Samsung says Japanese curbs cloud outlook as profit halves, shares fall
SEOUL (Reuters) – Samsung Electronics (005930.KS) warned on Wednesday that Japanese curbs on the export of chip-making materials was blurring its outlook and said it would delay a plan to return money to shareholders due to “significant new challenges.”
The South Korean tech giant also posted a 56% plunge in June-quarter profit as an oversupply of memory chips continued to weigh down prices.
The profit decline and uncertain outlook overshadowed the company’s optimism that the chip market had bottomed out and would start to recover in the second half. Samsung shares were down almost 3%, underperforming the broader market .KS11.

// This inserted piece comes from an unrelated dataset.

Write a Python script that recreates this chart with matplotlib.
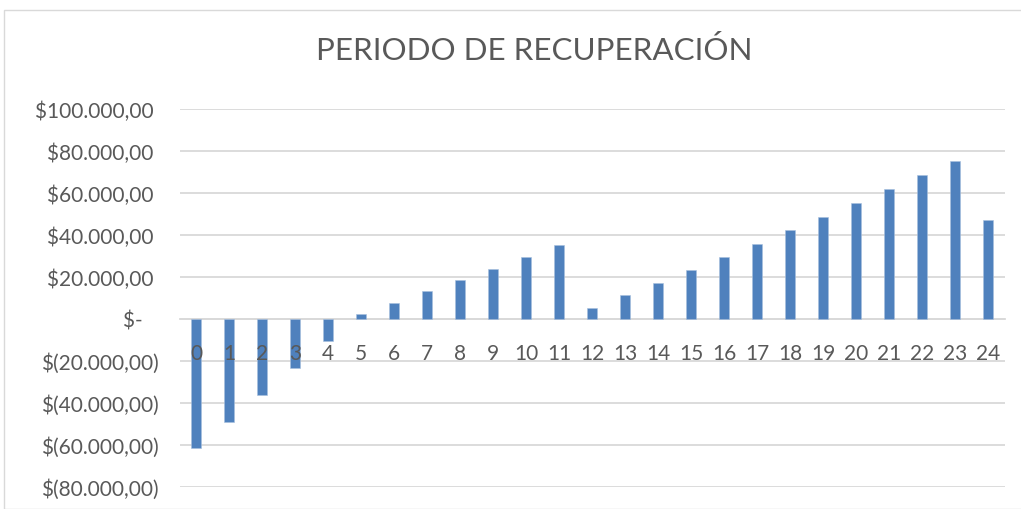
import matplotlib.pyplot as plt
from matplotlib.patches import Rectangle
from matplotlib.ticker import FuncFormatter

# periodos y flujo acumulado
periodos = list(range(25))
flujo = [-61600, -48900, -36200, -23300, -10500,
         2540, 7780, 13170, 18400, 24000, 29400, 35240,
         5430, 11290, 17330, 23330, 29700, 35900, 42240,
         48430, 55100, 61760, 68570, 75400, 47000]
y_ticks = [-80000, -60000, -40000, -20000, 0, 20000, 40000, 60000, 80000, 100000]
titulo = "PERIODO DE RECUPERACIÓN"

plt.rcParams['font.family'] = ['Lato', 'DejaVu Sans']

def moneda(v, pos=None):
    if v == 0:
        return "$-   "
    s = f"{abs(v):,.2f}".replace(",", "X").replace(".", ",").replace("X", ".")
    if v < 0:
        return "$(" + s + ")"
    return "$" + s + " "

fig = plt.figure(figsize=(10.21, 5.10), dpi=100)
W, H = 1021, 510
ax = fig.add_axes([179.5 / W, 1 - 488 / H, (1004.5 - 179.5) / W, (488 - 110) / H])

ax.bar(periodos, flujo, width=0.3, color='#4f81bd', edgecolor='#a7bfdd', linewidth=0.4, zorder=2)

ax.set_xlim(-0.5, 24.5)
ax.set_ylim(-80000, 100000)
ax.set_yticks(y_ticks)
ax.yaxis.set_major_formatter(FuncFormatter(moneda))
ax.set_xticks(periodos)
ax.set_xticklabels([str(p) for p in periodos])
ax.grid(axis='y', color='#d9d9d9', linewidth=1.3, zorder=0)
ax.set_axisbelow(True)
ax.xaxis.set_zorder(5)

for s in ['top', 'right', 'left']:
    ax.spines[s].set_visible(False)
ax.spines['bottom'].set_position(('data', 0))
ax.spines['bottom'].set_color('#d9d9d9')
ax.spines['bottom'].set_linewidth(1.3)
ax.spines['bottom'].set_zorder(1)
ax.tick_params(axis='y', length=0, pad=15, labelsize=15, labelcolor='#595959')
ax.tick_params(axis='x', length=0, pad=17, labelsize=15, labelcolor='#595959')

fig.text(534 / W, 1 - 50 / H, titulo, ha='center', va='center', fontsize=22.6, color='#595959')

fig.patches.append(Rectangle((3.5 / W, 0), 1.1, 1 - 11 / H, transform=fig.transFigure,
                             fill=False, edgecolor='#d9d9d9', linewidth=1.0))

fig.savefig('out.png', dpi=100)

“In addition to already high uncertainties caused by prolonged global trade conflicts, the external environment regarding our component business has recently come under significant new challenges,” Robert Yi, Samsung’s head of investor relations, said on an earnings call.
“As a result, we no longer believe it is possible to reasonably predict or forecast our free cash flow for 2018 through 2020,” Yi added.
Like other global tech companies, Samsung has been hurt by a long-running trade war between the United States and China, and an escalating spat between Japan and South Korea is likely to pressure third-quarter results.
Outlook from the chip leader is closely watched by investors as a barometer for demand of smartphones and other electronics, as well as servers that process massive amounts of data.
The company will be flexible about memory-chip production, Samsung said on a post-earnings call. Smaller South Korean rival SK Hynix (000660.KS), which also has warned of possible disruption in its chip manufacturing due to the Japanese curbs, said it would cut investment and production to curtail supply.
Samsung, also the world’s biggest smartphone maker, said its mobile business remained weak. Its stock, which has gained 20% so far this year, fell 2.6% as of 0338 GMT while the broader market was down 0.9%.
The firm projected that inventories of NAND chips – which provide long-term data storage – had started to come down significantly and said server customers were also buying more DRAM chips from late in the second quarter. DRAM chips provide devices with temporary workspaces and allow them to multi-task.
An output halt at Japan’s Toshiba Memory last month due to a power outage briefly tightened NAND supplies.
“Server demand is expected to increase gradually as customers adjust their inventory levels and resume purchasing, while PC demand is also likely to expand,” Samsung said in a statement, referring to DRAM demand.
Operating profit in Samsung’s chip business, its biggest earner, plunged 71% to 3.4 trillion won, from 11.6 trillion won a year earlier.
The mobile business booked 1.6 trillion won in quarterly profit, down 42% from a year ago, weighed by slower sales of flagship models and increased marketing expenses.
Samsung is betting that two high-end mobile product launches in the second half – including its first foldable device – will revive profit, but weakness in the global smartphone market is likely to limit any upside.
Global smartphone shipments fell 3% in the second quarter, according to research firm Strategy Analytics, while Samsung boosted shipments by 6.7% and stayed on top with a 22% market share.
Arch rival Apple Inc (AAPL.O) on Tuesday reported another quarter of lower iPhone sales but boosted overall revenue thanks to the rising contribution from content services such as music and apps, which Samsung lacks.
Samsung’s Galaxy Fold phone will go on sale from September in selected markets. Analysts say headlines about glitches with sample Folds will dampen consumer excitement around the launch.